On a side note about dialect and voice and "proper" English, we should probably also include technological communication. It's a form of speaking/voice that's very different, with so many acronyms and slangs and vocabulary words - and it often trickles into "academic writing."

They remind me of something I was thinking about a while back.

Ok, have to think on it a little and wait for it. Maybe this is me planning.

Tuesday, February 2, 2010

Prescriptive Grammar and Crapspeak

I had this discussion with a literacy professor of mine some time ago, and a recent article on the new language arts standards got me thinking about it again. Grammar. How to teach it. Why to teach it. And when to break the rules.

When I was student teaching, the kids were learning about predicates. It struck me that I hadn't even heard the phrases "simple predicate" or "complete predicate" since my own days in school. I ended up giving myself a quick refresher on the lingo of grammarians.

Now don't get me wrong. Improper (of lack of!) punctuation really bothers me, as do adults who mix up they're/their/there. I'm a little more forgiving in elementary school, obviously, that's what they're there for.

I think that some grammatical rules should be taught explicitly. But I prefer to teach grammar as much as possible through writing. If that means my students never learn the word predicate, is that so terrible?

Funny - when I mention teaching writing to my parents, they always, always thinking I'm talking about either the actual act of writing (printing/cursive) or grammar & spelling. I have to explain that I mean writing-as-in-putting-cohesive-thoughts-on-paper. That's interesting to me.

Anyway, I digress.

So. My big question. At what point is it acceptable to teach kids to break the rules? What if a piece of writing sacrifices conventional grammar at places for a stronger sense of voice?

This is not okay: using emoticons or Internet slang (PDF) in academic papers and appeals! I would cry if someone handed me a paper with "LOL" in it. A friend of mine calls this type of language use "crap-speak." Now, I'm not big on the acronyms, but I can understand the use of them for something like text messaging (especially while driving, apparently also known as "TWD"). I can even kind of see using them in online conversations, where the pace of discussion is often rapid, so the use of abbreviations becomes an attempt at maintaining a tempo that resembles actually speaking to the person. But this kind of slang should never make it into formal papers, college applications, and so on.
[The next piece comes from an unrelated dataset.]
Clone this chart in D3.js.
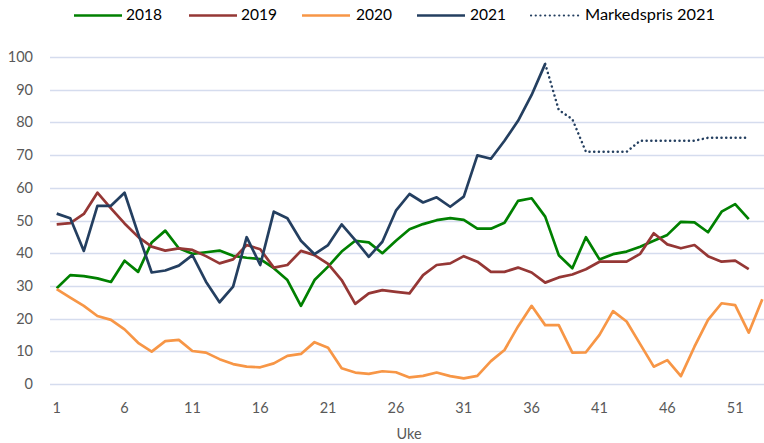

(Side note. I do use emoticons and either LOL/haha because I think it's a way of alleviating the communication problems that arise from not being able to see body language or hear voice tone. Sometimes the only way to identify teasing or sarcasm is from the presence of a winking emoticon. Also, if someone says something hilarious, I want them to know I'm laughing! And yes, people do fake laugh online - just as they do in person.)

So is the problem that kids aren't learning grammar and spelling at all? Must we resort to sentence diagramming again? (Which was always kind of fun in a brain-teaser kind of way, but which didn't really teach me anything lasting or meaningful about writing.)

Or is it that they aren't being taught when it's okay to use Internet slang, or when to use formal vs. less formal language? A kind of code switching, or something like it. It also strikes me that anyone using "LOL!!!" or "cuz" in a letter to a college appeal board has little concept of audience. Thinking about my own writing, I switch styles all the time. I think (hope?) most adults do this almost without thinking about it. I think this is why it's important to encourage breadth in the type of writing students do - letters to the editor, to politicians, to friends; book reports vs. reviews, journalistic writing, poetry writing, blogging and on and on. Then you build in the opportunity to discuss why (or if) it's okay to use slang in a letter to a friend but not to the President.

I was going to end this post with a dare to diagram some of Sarah Palin's sentences, but it appears someone has beaten me to it.